Interest is growing in trading programs across the nation. Several states are contemplating new statewide trading statutes or rules, and more wastewater utilities are using trading approaches; however, not everyone is persuaded that trading programs are being designed in ways that are consistent with the CWA and other environmental goals. Further growth in trading, and its success in improving water quality depends on:

  • Clear and consistent documentation of assumptions and decisions underlying trading program development and operations;
  • Serious consideration of watershed science and goals in guiding the practical workings of trading programs;
  • Incorporation of WQT into a suite of water quality protection goals and tools; and
  • Regular, informative communications to the public to build confidence that progress is being made toward clean water goals in a timely way.
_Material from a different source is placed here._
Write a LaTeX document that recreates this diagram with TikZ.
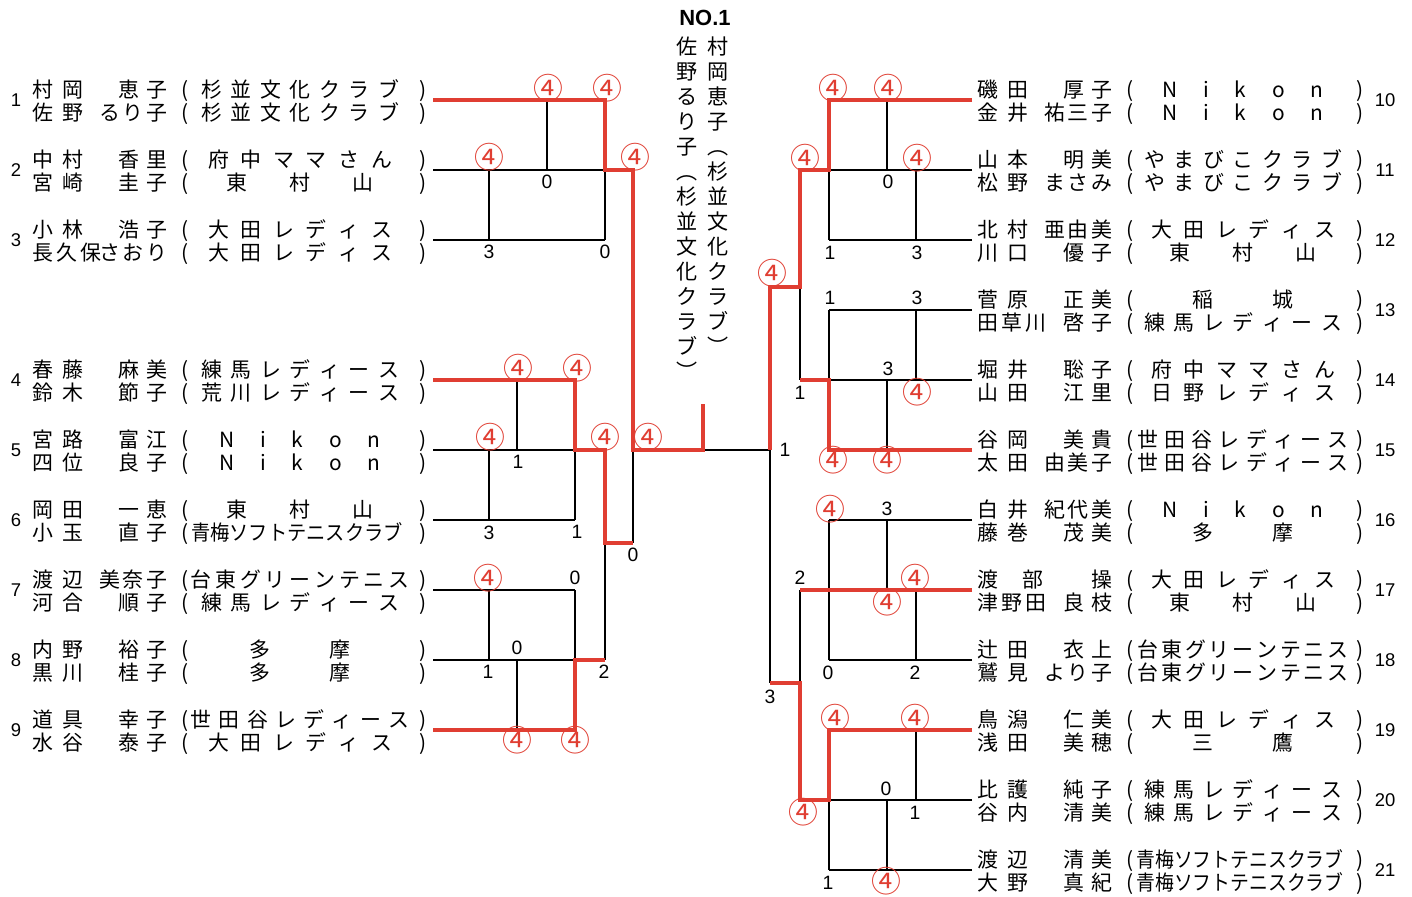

New and emerging trading programs can use this document to help meet some of these future challenges by using the information to:

  • Provide consistent language for use in new trading programs;
  • Speed decisions, through use of the options and examples to frame local dialogue; and
  • Understand how different stakeholder groups may perceive different trading program design choices.

The Network and its participants will continue to build the tools and information resources needed to support water quality trading programs as they emerge and evolve, including information targeted for specific stakeholder groups, issues, and places.